Zionism, Anti-Semitism, and the Post-Biden…

Zionism, Anti-Semitism, and the Post-Biden Democratic Party

Seth Mandel for Commentary.org

In one of Joe Biden’s final interviews before he dropped out of the presidential race, Complex Networks’ Speedy Morman asked him: “Are you a Zionist?” It is not the first time Biden has been asked the question, though it’s not exactly a common question in national politics. Biden’s answer hadn’t changed: “Yes.”

The president then said that people who love to make trouble for Zionists don’t know what the word means. Do you, the president asked his interviewer with obvious relish, know what a Zionist is? Morman then vindicated Biden’s contempt for him on the spot by weaseling out a weak “I just ask questions, I don’t answer.”

Biden’s announcement on Sunday that he will be ending his political career after one term in the White House left me wondering: How would Kamala Harris answer that question if asked tomorrow? How would anybody else in the upper echelons of the president’s party, the keys to which he is now handing over, answer it?

The Democratic Party’s changing of the guard is almost certainly a milestone in American politics, a bold notch on the timeline marking a point of departure for the party’s approach to anti-Semitism and the Jewish state. The party’s standard bearer 24 hours ago considered himself a Zionist and routinely condemned—even if his administration took no appropriate action against—Jew-baiting mobs on campus. The party’s standard bearer today fears and admires those mobs for, in her preposterous words, “showing exactly what the human emotion should be, as a response to Gaza.”

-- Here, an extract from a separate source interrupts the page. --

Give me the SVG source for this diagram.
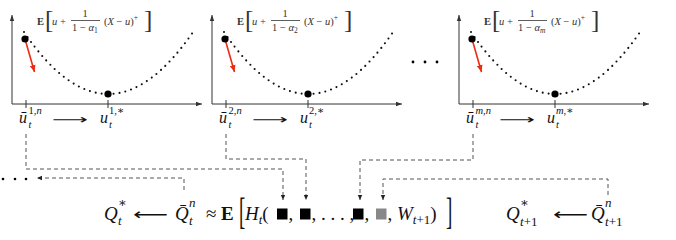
<svg xmlns="http://www.w3.org/2000/svg" width="676" height="240" viewBox="0 0 676 240">
<style>
text{font-family:"Liberation Serif","DejaVu Serif",serif;fill:#111}
.it{font-style:italic}
.bf{font-weight:bold}
.lbl{font-size:10.5px;fill:#333}
.lbl .s{font-size:7.5px}
.lbr{font-size:25px;fill:#333}
.br{fill:#111}
.tk{font-size:16px}
.tks{font-size:10.5px}
.mf{font-size:19px}
.ms{font-size:13px}
.arr{font-family:"DejaVu Sans",sans-serif}
.axis{stroke:#333;stroke-width:1;fill:none}
.tick{stroke:#333;stroke-width:1}
.curve{fill:none;stroke:#111;stroke-width:2.1;stroke-linecap:round;stroke-dasharray:0 6}
.red{stroke:#ee2a10;stroke-width:1.6}
.conn{fill:none;stroke:#555;stroke-width:1;stroke-dasharray:4 3}
.sq{fill:#000}
</style>
<defs>
<marker id="ax" markerUnits="userSpaceOnUse" markerWidth="8" markerHeight="8" refX="6" refY="3" orient="auto"><path d="M0,0.8 L6,3 L0,5.2 Z" fill="#333"/></marker>
<marker id="ra" markerUnits="userSpaceOnUse" markerWidth="10" markerHeight="10" refX="7" refY="3.5" orient="auto"><path d="M0,0.5 L7,3.5 L0,6.5 Z" fill="#ee2a10"/></marker>
<marker id="da" markerUnits="userSpaceOnUse" markerWidth="8" markerHeight="8" refX="5" refY="2.5" orient="auto"><path d="M0,0.3 L5,2.5 L0,4.7 Z" fill="#222"/></marker>
<g id="panelTpl">
<line class="axis" x1="12" y1="104" x2="12" y2="15" marker-end="url(#ax)"/>
<line class="axis" x1="12" y1="104" x2="202" y2="104" marker-end="url(#ax)"/>
<line class="tick" x1="26" y1="100" x2="26" y2="108"/>
<line class="tick" x1="108" y1="100" x2="108" y2="108"/>
<path class="curve" d="M24,32 Q108,156 193,32"/>
<line class="red" x1="25" y1="39" x2="34.5" y2="72" marker-end="url(#ra)"/>
<circle cx="25" cy="39" r="3.6" fill="#000"/>
<circle cx="108" cy="94" r="3.6" fill="#000"/>
<text class="lbl bf" x="37" y="25">E</text>
<text class="lbr" x="45" y="28">[</text>
<text class="lbr" x="144" y="28">]</text>
<text class="lbl" x="52" y="25"><tspan class="it">u</tspan> +</text>
<text class="lbl" x="85" y="17" text-anchor="middle">1</text>
<line x1="71" y1="20.5" x2="100" y2="20.5" stroke="#333" stroke-width="0.8"/>
<text class="lbl" x="104" y="25">(<tspan class="it">X</tspan> − <tspan class="it">u</tspan>)<tspan class="s" dy="-5">+</tspan></text>
<text class="arr" x="52" y="124" font-size="13" textLength="36" lengthAdjust="spacingAndGlyphs">⟶</text>
</g>
</defs>

<g id="panel1">
<use href="#panelTpl"/>
<text class="lbl" x="72" y="31">1 − <tspan class="it">α</tspan><tspan class="s" dy="2">1</tspan></text>
<text class="tk it" x="19" y="123">ū</text>
<text class="tks it" x="28.5" y="128">t</text>
<text class="tks" x="28.5" y="114">1,<tspan class="it">n</tspan></text>
<text class="tk it" x="100" y="123">u</text>
<text class="tks it" x="109" y="128">t</text>
<text class="tks" x="109" y="114">1,∗</text>
</g>

<g id="panel2" transform="translate(200,0)">
<use href="#panelTpl"/>
<text class="lbl" x="72" y="31">1 − <tspan class="it">α</tspan><tspan class="s" dy="2">2</tspan></text>
<text class="tk it" x="19" y="123">ū</text>
<text class="tks it" x="28.5" y="128">t</text>
<text class="tks" x="28.5" y="114">2,<tspan class="it">n</tspan></text>
<text class="tk it" x="100" y="123">u</text>
<text class="tks it" x="109" y="128">t</text>
<text class="tks" x="109" y="114">2,∗</text>
</g>

<g id="panel3" transform="translate(447,0)">
<use href="#panelTpl"/>
<text class="lbl" x="71" y="31">1 − <tspan class="it">α</tspan><tspan class="s it" dy="2">m</tspan></text>
<text class="tk it" x="19" y="123">ū</text>
<text class="tks it" x="28.5" y="128">t</text>
<text class="tks" x="28.5" y="114"><tspan class="it">m</tspan>,<tspan class="it">n</tspan></text>
<text class="tk it" x="100" y="123">u</text>
<text class="tks it" x="109" y="128">t</text>
<text class="tks" x="109" y="114"><tspan class="it">m</tspan>,∗</text>
</g>

<g id="ellipsis-top">
<circle cx="413" cy="62" r="1.4" fill="#000"/>
<circle cx="425" cy="62" r="1.4" fill="#000"/>
<circle cx="437" cy="62" r="1.4" fill="#000"/>
</g>
<g id="ellipsis-left">
<circle cx="3" cy="179" r="1.3" fill="#000"/>
<circle cx="15" cy="179" r="1.3" fill="#000"/>
<circle cx="26" cy="179" r="1.3" fill="#000"/>
</g>

<g id="connectors">
<path class="conn" d="M26,134 V169 H283 V200" marker-end="url(#da)"/>
<path class="conn" d="M226,134 V159 H306 V200" marker-end="url(#da)"/>
<path class="conn" d="M473,134 V160 H360 V200" marker-end="url(#da)"/>
<path class="conn" d="M608,195 V179 H383 V200" marker-end="url(#da)"/>
<path class="conn" d="M184,190 V178 H37" marker-end="url(#da)"/>
</g>

<g id="formula">
<text class="mf it" x="104" y="220">Q</text>
<text class="ms it" x="118" y="225">t</text>
<text class="ms" x="118" y="207">∗</text>
<text class="arr" x="133" y="220" font-size="16" textLength="35" lengthAdjust="spacingAndGlyphs">⟵</text>
<text class="mf it" x="175" y="220">Q̄</text>
<text class="ms it" x="189" y="225">t</text>
<text class="ms it" x="189" y="207">n</text>
<text class="mf" x="206" y="220">≈</text>
<text class="mf bf" x="221" y="220">E</text>
<text class="mf br" transform="translate(239,224) scale(1,2)" font-size="19">[</text>
<text class="mf" x="245" y="220"><tspan class="it">H</tspan><tspan class="ms it" dy="4">t</tspan><tspan dy="-4">(</tspan></text>
<rect class="sq" x="277" y="208.5" width="10.5" height="11"/>
<text class="mf" x="288.5" y="220">,</text>
<rect class="sq" x="300" y="208.5" width="10.5" height="11"/>
<text class="mf" x="311.5" y="220">, . . . ,</text>
<rect class="sq" x="353" y="208.5" width="10.5" height="11"/>
<text class="mf" x="364.5" y="220">,</text>
<rect x="376" y="208.5" width="10.5" height="11" fill="#888"/>
<text class="mf" x="387.5" y="220">, <tspan class="it">W</tspan><tspan class="ms it" dy="4">t</tspan><tspan class="ms">+1</tspan><tspan dy="-4">)</tspan></text>
<text class="mf br" transform="translate(446,224) scale(1,2)" font-size="19">]</text>
</g>

<g id="formula-right">
<text class="mf it" x="506" y="220">Q</text>
<text class="ms" x="520" y="226"><tspan class="it">t</tspan>+1</text>
<text class="ms" x="520" y="207">∗</text>
<text class="arr" x="553" y="220" font-size="16" textLength="35" lengthAdjust="spacingAndGlyphs">⟵</text>
<text class="mf it" x="591" y="220">Q̄</text>
<text class="ms" x="605" y="226"><tspan class="it">t</tspan>+1</text>
<text class="ms it" x="605" y="207">n</text>
</g>
</svg>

Members of the Biden-Harris administration who resigned over the president’s support for Israel against Hamas see Harris’s succession in that light. Lily Call, a former Interior Department staffer and member of the virulently anti-Israel group IfNotNow, expressed hope that Harris might enact an arms embargo on Israel. “I’ve worked for Kamala, and I know she’ll do the right thing,” Call told Politico.

Josh Paul, who resigned as a State Department point man on weapons transfers because Biden insisted on arming our Mideast allies, told Politico that Harris will probably be better (i.e. more evenhanded in her treatment of Israel and Hamas) than Biden. As I explained in December, Paul displays a remarkably aggressive ignorance on all things Middle East, and seems to have been particularly radicalized by his misreading of a story about donkeys in Gaza. This is the other reason for concern: U.S. agencies are apparently littered with a combination of entitled but inexperienced activists and historically illiterate fame-chasers. Things can easily get out of hand without a president who knows how to say “no” to them.

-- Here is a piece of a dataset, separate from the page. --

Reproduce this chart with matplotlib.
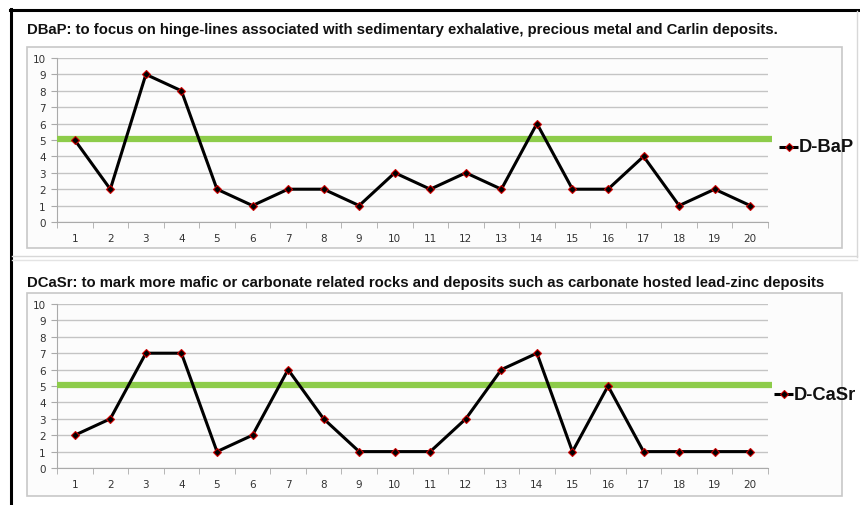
import matplotlib
matplotlib.use("Agg")
import matplotlib.pyplot as plt
from matplotlib.patches import Rectangle
from matplotlib.lines import Line2D

categories = [str(i) for i in range(1, 21)]
dbap = [5, 2, 9, 8, 2, 1, 2, 2, 1, 3, 2, 3, 2, 6, 2, 2, 4, 1, 2, 1]
dcasr = [2, 3, 7, 7, 1, 2, 6, 3, 1, 1, 1, 3, 6, 7, 1, 5, 1, 1, 1, 1]
threshold = 5.05
titles = ["DBaP: to focus on hinge-lines associated with sedimentary exhalative, precious metal and Carlin deposits.",
          "DCaSr: to mark more mafic or carbonate related rocks and deposits such as carbonate hosted lead-zinc deposits"]
labels = ["D-BaP", "D-CaSr"]
yticks = list(range(0, 11))

W, H = 860, 506
fig = plt.figure(figsize=(W / 100, H / 100), dpi=100)
fig.patch.set_facecolor("white")

def fx(x): return x / W
def fy(y): return 1 - y / H

# outer frame lines
fig.add_artist(Line2D([fx(11), fx(11)], [fy(10), fy(506)], color="black", lw=2.2))
fig.add_artist(Line2D([fx(10), fx(860)], [fy(11), fy(11)], color="black", lw=2.2))
fig.add_artist(Line2D([fx(857), fx(857)], [fy(12), fy(258)], color="#d8d8d8", lw=1))
fig.add_artist(Line2D([fx(12), fx(857)], [fy(257), fy(257)], color="#d8d8d8", lw=1))
fig.add_artist(Line2D([fx(12), fx(857)], [fy(261), fy(261)], color="#e4e4e4", lw=1))

panels = [
    dict(data=dbap, title=titles[0], label=labels[0], box=(27, 48, 842, 249), ax=(57, 59, 768, 223), ty=30, ly=148, lx=779),
    dict(data=dcasr, title=titles[1], label=labels[1], box=(27, 294, 842, 497), ax=(57, 305, 768, 469), ty=283, ly=395, lx=774),
]

for p in panels:
    x0, y0, x1, y1 = p["box"]
    fig.add_artist(Rectangle((fx(x0), fy(y1)), fx(x1 - x0), (y1 - y0) / H,
                             facecolor="#fcfcfc", edgecolor="#c8c8c8", lw=1.2,
                             transform=fig.transFigure, zorder=0))
    fig.text(fx(27), fy(p["ty"]), p["title"], fontsize=10.7, fontweight="bold",
             family="Liberation Sans", va="center", ha="left", color="#111111")
    ax0, ay0, ax1, ay1 = p["ax"]
    ax = fig.add_axes([fx(ax0), fy(ay1), fx(ax1 - ax0), (ay1 - ay0) / H])
    ax.set_facecolor("none")
    xs = list(range(len(categories)))
    ax.plot(xs, p["data"], color="black", lw=2.2, marker="D", markersize=4.2,
            markerfacecolor="black", markeredgecolor="#cc0000", markeredgewidth=0.8, zorder=4)
    ax.plot([-0.5, 19.6], [threshold, threshold], color="#8dcc4a", lw=4.5, zorder=3,
            clip_on=False, solid_capstyle="butt")
    ax.set_xlim(-0.5, 19.5)
    ax.set_ylim(0, 10)
    ax.set_yticks(yticks)
    ax.set_yticklabels([str(v) for v in yticks])
    ax.yaxis.grid(True, color="#c4c4c4", lw=1)
    ax.set_axisbelow(True)
    ax.set_xticks(xs)
    ax.set_xticklabels(categories)
    ax.set_xticks([i - 0.5 for i in range(21)], minor=True)
    ax.tick_params(axis="x", which="major", length=0, pad=8, labelsize=7.5, labelcolor="#333333")
    ax.tick_params(axis="x", which="minor", length=4, color="#aaaaaa", direction="out")
    ax.tick_params(axis="y", length=4, color="#aaaaaa", labelsize=7.5, labelcolor="#333333", pad=4)
    for s in ["top", "right"]:
        ax.spines[s].set_visible(False)
    ax.spines["left"].set_color("#aaaaaa")
    ax.spines["bottom"].set_color("#aaaaaa")
    # legend
    ly = p["ly"]
    lx = p["lx"]
    fig.add_artist(Line2D([fx(lx), fx(lx + 19)], [fy(ly), fy(ly)], color="black", lw=2.2,
                          solid_capstyle="butt"))
    fig.add_artist(Line2D([fx(lx + 9.5)], [fy(ly)], color="black", marker="D", markersize=4,
                          markerfacecolor="black", markeredgecolor="#cc0000", markeredgewidth=0.8))
    fig.text(fx(lx + 20), fy(ly), p["label"], fontsize=13.2, family="Liberation Sans",
             va="center", ha="left", color="#111111", fontweight="bold")

fig.savefig("out.png", dpi=100, facecolor="white")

Yesterday on CNN, John King noted that Pennsylvania Gov. Josh Shapiro is being considered as a potential running mate for Harris. The fact that Shapiro is Jewish—and not part of the self-hating AsAJew movement—means “there could be some risks in putting him on the ticket.” Progressives have been relying on token anti-Israel Jews willing to publicly renounce the Jewish people. Shapiro does not appear to have the appetite to do so. King is therefore correct.

King is also correct to reject euphemistic word games. Shapiro’s Jewishness would be a target of the progressive base’s ire, even if those voters tried to hide their ignobility by using the word “Zionist” as a proxy for “Jew.”

On July 9, Meta (formerly known as Facebook) announced it would be cracking down on this game. “Going forward, we will remove content attacking ‘Zionists’ when it is not explicitly about the political movement, but instead uses antisemitic stereotypes, or threatens other types of harm through intimidation, or violence directed against Jews or Israelis under the guise of attacking Zionists,” the company wrote on its site.

Zionism is at heart a simple position in favor of Jewish civil rights. Since 1948, anti-Zionism means the destruction of the Jewish nation. There isn’t actually any gray area here. We have indeed arrived at a moment when a politician’s Jewish faith is considered a mark against him. This, a mere quarter-century after Joe Lieberman was nominated as Al Gore’s vice presidential running mate.

Both the corporate and the political worlds have opened the door to this downhill trend. A major European airline removed from its in-flight entertainment menu a show about a British Jew—not an Israeli—because they were afraid it would upset customers and/or social-media activists. The review of a book by Jewish farmers was pulled because, the editor said, “In the current, rather febrile, atmosphere I think we need to give a wide berth to anything which references Jewish people and Judaism. It just isn’t worth the hassle that will ensue.”

We can expect the ceding of a degree of policy to any figure who is sensitive to the very loud and public tantrums of progressive activists. Whatever his faults, Joe Biden ignored them when those tantrums demanded the right to persecute Jews here or abroad. Those days are over, and what lies ahead is cause for trepidation.